**Recorded information:**
=====

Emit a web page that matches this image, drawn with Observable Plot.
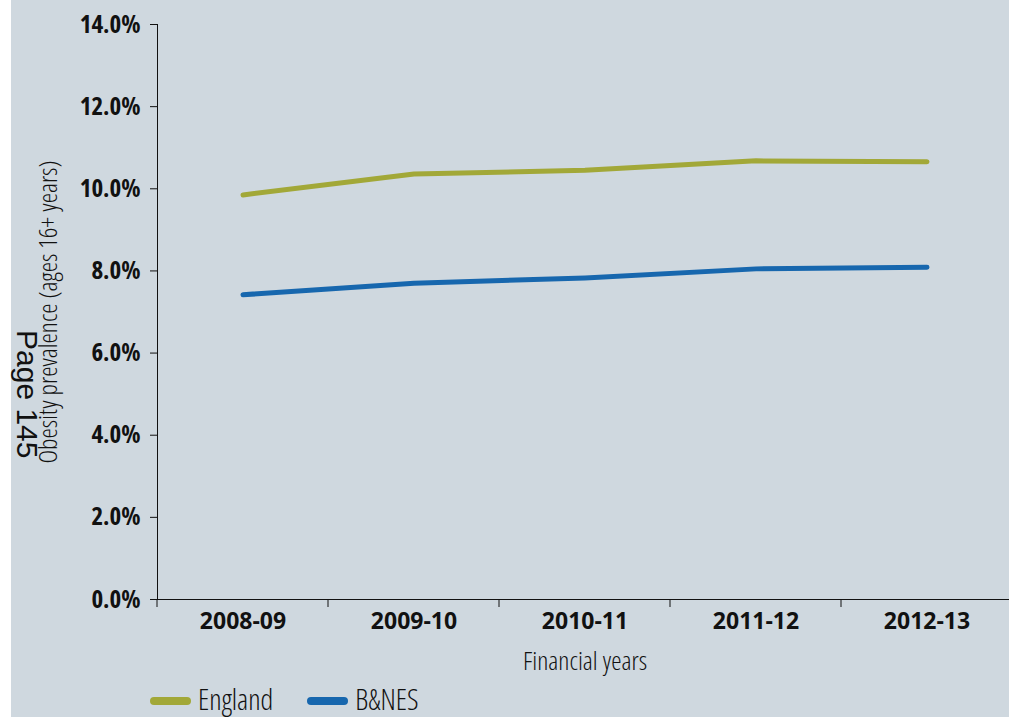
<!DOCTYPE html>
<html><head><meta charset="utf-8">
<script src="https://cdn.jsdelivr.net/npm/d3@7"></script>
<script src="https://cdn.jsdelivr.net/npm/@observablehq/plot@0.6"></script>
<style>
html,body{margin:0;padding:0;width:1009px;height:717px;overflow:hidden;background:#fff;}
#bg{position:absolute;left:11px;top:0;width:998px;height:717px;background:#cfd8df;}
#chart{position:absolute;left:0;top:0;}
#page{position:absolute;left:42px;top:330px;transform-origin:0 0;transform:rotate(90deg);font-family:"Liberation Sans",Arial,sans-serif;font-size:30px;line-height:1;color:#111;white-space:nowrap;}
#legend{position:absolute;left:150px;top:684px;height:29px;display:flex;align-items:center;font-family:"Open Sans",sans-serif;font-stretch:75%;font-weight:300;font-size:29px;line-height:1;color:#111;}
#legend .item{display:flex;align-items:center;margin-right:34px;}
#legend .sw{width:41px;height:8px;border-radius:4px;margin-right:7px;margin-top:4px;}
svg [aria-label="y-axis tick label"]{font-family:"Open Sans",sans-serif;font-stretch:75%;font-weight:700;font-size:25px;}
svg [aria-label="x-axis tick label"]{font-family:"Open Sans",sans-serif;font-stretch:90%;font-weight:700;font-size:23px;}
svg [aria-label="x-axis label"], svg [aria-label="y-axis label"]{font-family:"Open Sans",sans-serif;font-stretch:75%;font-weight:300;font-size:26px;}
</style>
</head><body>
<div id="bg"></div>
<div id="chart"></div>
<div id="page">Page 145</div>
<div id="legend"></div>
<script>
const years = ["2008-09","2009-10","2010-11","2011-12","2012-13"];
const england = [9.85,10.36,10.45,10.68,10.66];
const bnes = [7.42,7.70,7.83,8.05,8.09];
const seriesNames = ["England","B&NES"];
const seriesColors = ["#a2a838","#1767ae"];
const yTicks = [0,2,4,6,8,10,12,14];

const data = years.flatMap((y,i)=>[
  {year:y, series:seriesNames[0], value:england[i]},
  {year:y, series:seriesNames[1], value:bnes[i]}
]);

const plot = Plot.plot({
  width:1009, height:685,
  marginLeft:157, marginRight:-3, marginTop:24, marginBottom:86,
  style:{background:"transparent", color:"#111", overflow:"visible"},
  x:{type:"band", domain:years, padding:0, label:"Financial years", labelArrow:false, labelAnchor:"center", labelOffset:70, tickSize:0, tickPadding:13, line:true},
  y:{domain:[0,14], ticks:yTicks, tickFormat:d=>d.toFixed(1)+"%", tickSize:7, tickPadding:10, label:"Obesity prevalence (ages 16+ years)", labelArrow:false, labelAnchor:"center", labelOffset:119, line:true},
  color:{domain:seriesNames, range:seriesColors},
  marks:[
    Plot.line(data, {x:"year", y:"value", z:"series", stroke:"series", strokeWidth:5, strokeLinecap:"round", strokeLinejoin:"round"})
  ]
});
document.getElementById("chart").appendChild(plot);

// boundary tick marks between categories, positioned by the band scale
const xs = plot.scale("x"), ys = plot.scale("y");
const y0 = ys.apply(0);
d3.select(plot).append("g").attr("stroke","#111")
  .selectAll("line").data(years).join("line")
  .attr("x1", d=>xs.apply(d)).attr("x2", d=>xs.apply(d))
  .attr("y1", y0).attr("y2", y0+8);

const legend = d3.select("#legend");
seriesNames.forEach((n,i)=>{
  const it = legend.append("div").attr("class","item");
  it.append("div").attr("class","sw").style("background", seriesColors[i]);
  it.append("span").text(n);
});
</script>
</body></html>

=====

**Task:** Images should not appear in the copy; retype the listing above exactly.

**Result of the task:**
Emit a web page that matches this image, drawn with Observable Plot.
<!DOCTYPE html>
<html><head><meta charset="utf-8">
<script src="https://cdn.jsdelivr.net/npm/d3@7"></script>
<script src="https://cdn.jsdelivr.net/npm/@observablehq/plot@0.6"></script>
<style>
html,body{margin:0;padding:0;width:1009px;height:717px;overflow:hidden;background:#fff;}
#bg{position:absolute;left:11px;top:0;width:998px;height:717px;background:#cfd8df;}
#chart{position:absolute;left:0;top:0;}
#page{position:absolute;left:42px;top:330px;transform-origin:0 0;transform:rotate(90deg);font-family:"Liberation Sans",Arial,sans-serif;font-size:30px;line-height:1;color:#111;white-space:nowrap;}
#legend{position:absolute;left:150px;top:684px;height:29px;display:flex;align-items:center;font-family:"Open Sans",sans-serif;font-stretch:75%;font-weight:300;font-size:29px;line-height:1;color:#111;}
#legend .item{display:flex;align-items:center;margin-right:34px;}
#legend .sw{width:41px;height:8px;border-radius:4px;margin-right:7px;margin-top:4px;}
svg [aria-label="y-axis tick label"]{font-family:"Open Sans",sans-serif;font-stretch:75%;font-weight:700;font-size:25px;}
svg [aria-label="x-axis tick label"]{font-family:"Open Sans",sans-serif;font-stretch:90%;font-weight:700;font-size:23px;}
svg [aria-label="x-axis label"], svg [aria-label="y-axis label"]{font-family:"Open Sans",sans-serif;font-stretch:75%;font-weight:300;font-size:26px;}
</style>
</head><body>
<div id="bg"></div>
<div id="chart"></div>
<div id="page">Page 145</div>
<div id="legend"></div>
<script>
const years = ["2008-09","2009-10","2010-11","2011-12","2012-13"];
const england = [9.85,10.36,10.45,10.68,10.66];
const bnes = [7.42,7.70,7.83,8.05,8.09];
const seriesNames = ["England","B&NES"];
const seriesColors = ["#a2a838","#1767ae"];
const yTicks = [0,2,4,6,8,10,12,14];

const data = years.flatMap((y,i)=>[
  {year:y, series:seriesNames[0], value:england[i]},
  {year:y, series:seriesNames[1], value:bnes[i]}
]);

const plot = Plot.plot({
  width:1009, height:685,
  marginLeft:157, marginRight:-3, marginTop:24, marginBottom:86,
  style:{background:"transparent", color:"#111", overflow:"visible"},
  x:{type:"band", domain:years, padding:0, label:"Financial years", labelArrow:false, labelAnchor:"center", labelOffset:70, tickSize:0, tickPadding:13, line:true},
  y:{domain:[0,14], ticks:yTicks, tickFormat:d=>d.toFixed(1)+"%", tickSize:7, tickPadding:10, label:"Obesity prevalence (ages 16+ years)", labelArrow:false, labelAnchor:"center", labelOffset:119, line:true},
  color:{domain:seriesNames, range:seriesColors},
  marks:[
    Plot.line(data, {x:"year", y:"value", z:"series", stroke:"series", strokeWidth:5, strokeLinecap:"round", strokeLinejoin:"round"})
  ]
});
document.getElementById("chart").appendChild(plot);

// boundary tick marks between categories, positioned by the band scale
const xs = plot.scale("x"), ys = plot.scale("y");
const y0 = ys.apply(0);
d3.select(plot).append("g").attr("stroke","#111")
  .selectAll("line").data(years).join("line")
  .attr("x1", d=>xs.apply(d)).attr("x2", d=>xs.apply(d))
  .attr("y1", y0).attr("y2", y0+8);

const legend = d3.select("#legend");
seriesNames.forEach((n,i)=>{
  const it = legend.append("div").attr("class","item");
  it.append("div").attr("class","sw").style("background", seriesColors[i]);
  it.append("span").text(n);
});
</script>
</body></html>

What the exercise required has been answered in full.